[Biophp-dev] Back on track

Dong Gregorio biophp-dev@bioinformatics.org
Tue, 22 Apr 2003 08:09:11 +0800


Hello all!

Sorry I've been away for the "mail" for a while...

Sean, I've finally read about (at NCBI's site) the eSearch,
eFetch, eUtils you were mentioning last time.  From what I
gather, you'd need CURL to actually save the data returned
by the NCBI site to your local CPU.  And then you'd need
to parse the data which is in XML format.  Is that correct?

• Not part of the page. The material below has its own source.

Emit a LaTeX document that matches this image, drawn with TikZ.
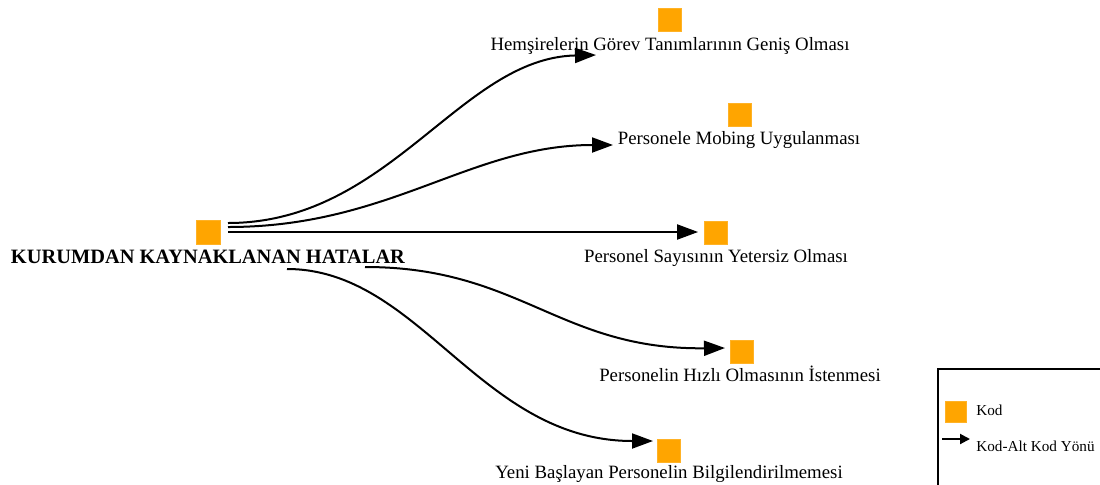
\documentclass[tikz,border=0pt]{standalone}
\usepackage{fontspec}
\setmainfont{Liberation Serif}
\usetikzlibrary{arrows.meta}
\definecolor{kodorange}{HTML}{FFA500}
\begin{document}
\begin{tikzpicture}[x=0.5pt,y=-0.5pt,
  kod/.style={fill=kodorange, draw=kodorange!85!white, line width=0.4pt, minimum size=11.5pt, inner sep=0pt},
  lbl/.style={font=\fontsize{9.4}{11}\selectfont, inner sep=0pt, anchor=base},
  link/.style={line width=1pt, -{Triangle[length=10.5pt,width=7.5pt]}},
  legendtext/.style={font=\fontsize{7.6}{9}\selectfont, inner sep=0pt, anchor=base west}]
\useasboundingbox (0,0) rectangle (1100,484);

% root code
\node[kod, minimum size=12pt] (root) at (208,232) {};
\node[inner sep=0pt, anchor=base, font=\bfseries\fontsize{10.2}{12}\selectfont] (rootlbl) at (208,263) {KURUMDAN KAYNAKLANAN HATALAR};

% sub-codes
\node[kod] (c1) at (670,20) {};
\node[lbl] (c1lbl) at (670,50) {Hemşirelerin Görev Tanımlarının Geniş Olması};
\node[kod] (c2) at (740,115) {};
\node[lbl] (c2lbl) at (739,144) {Personele Mobing Uygulanması};
\node[kod] (c3) at (716,233) {};
\node[lbl] (c3lbl) at (716,262) {Personel Sayısının Yetersiz Olması};
\node[kod] (c4) at (742,352) {};
\node[lbl] (c4lbl) at (740,381) {Personelin Hızlı Olmasının İstenmesi};
\node[kod] (c5) at (669,451) {};
\node[lbl] (c5lbl) at (669,478) {Yeni Başlayan Personelin Bilgilendirilmemesi};

% connector ends
\coordinate (s1) at (228,223);
\coordinate (s2) at (228,227);
\coordinate (s3) at (228,232);
\coordinate (s4) at (365,267);
\coordinate (s5) at (287,269);
\coordinate (e1) at (596,55);
\coordinate (e2) at (613,145);
\coordinate (e4) at (725,348);
\coordinate (e5) at (653,441);

\draw[link] (s1) .. controls (390,223) and (460,58) .. (e1);
\draw[link] (s2) .. controls (390,227) and (470,145) .. (e2);
\draw[link, shorten >=3pt] (s3) -- (c3.west |- s3);
\draw[link] (s4) .. controls (520,267) and (560,350) .. (e4);
\draw[link] (s5) .. controls (420,269) and (480,441) .. (e5);

% legend
\draw[line width=0.9pt] (938,369) rectangle (1112,496);
\node[kod, minimum size=10.5pt] (lk) at (955.5,412) {};
\node[legendtext] (lktext) at (976,415) {Kod};
\coordinate (la) at (942,439);
\coordinate (lb) at (970,439);
\draw[line width=1pt, -{Triangle[length=5pt,width=5pt]}] (la) -- (lb);
\node[legendtext] (latext) at (976,451) {Kod-Alt Kod Yönü};
\end{tikzpicture}
\end{document}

So, my next question is: what are you working on at the 
moment: the CURl part or the XML parsing part?  Both?
Have you finally got PHP's XML parser functions (based
on expat) to work?  Or are you using something else?

Regards,

Serge

Sean wrote:

--

On Sat, 19 Apr 2003 14:53:34  
 S Clark wrote:
>Thanks, firstly, to Greg Tyrelle for supplying a working parser example.  I 
>believe I've "got it" now...
>
>Later today I'll be uploading the working (though minimal and still sloppily
>written) ESearch module components to my "point-n-laugh" section.  Following
>that, I'll work on getting the XML parser and interface for POST'ing queries
>to webservers more properly separated and abstracted out for "semi-official"
>release.  Once that's done, the more detailed work to get minimal useful
>ESummary and EFetch modules working should not require much additional
>labor.
>
>After that I'll be getting back to the NCBI Blast interface (which you can
>find a more-or-less working unrefined version of in the "point-n-laugh"
>section, which is effectively capable of submitting a sequence and parameters
>for a sequence query, and more-or-less properly waiting for the results
>to come back.  It just doesn't do any PARSING of the results at all...)
>
>A sort of "personal milestone" that I'm aiming for is to be able to put 
>together an example "tell me about this sequence" application, which would
>examine results of an NCBI Blast query and, using information pulled from
>the closest matches that turn up, report things like probable taxonomic
>classification, type of sequence, and pointers to likely-related pubmed
>articles, and so on.  
>
>As always, comments and suggestions are welcome.  Thanks.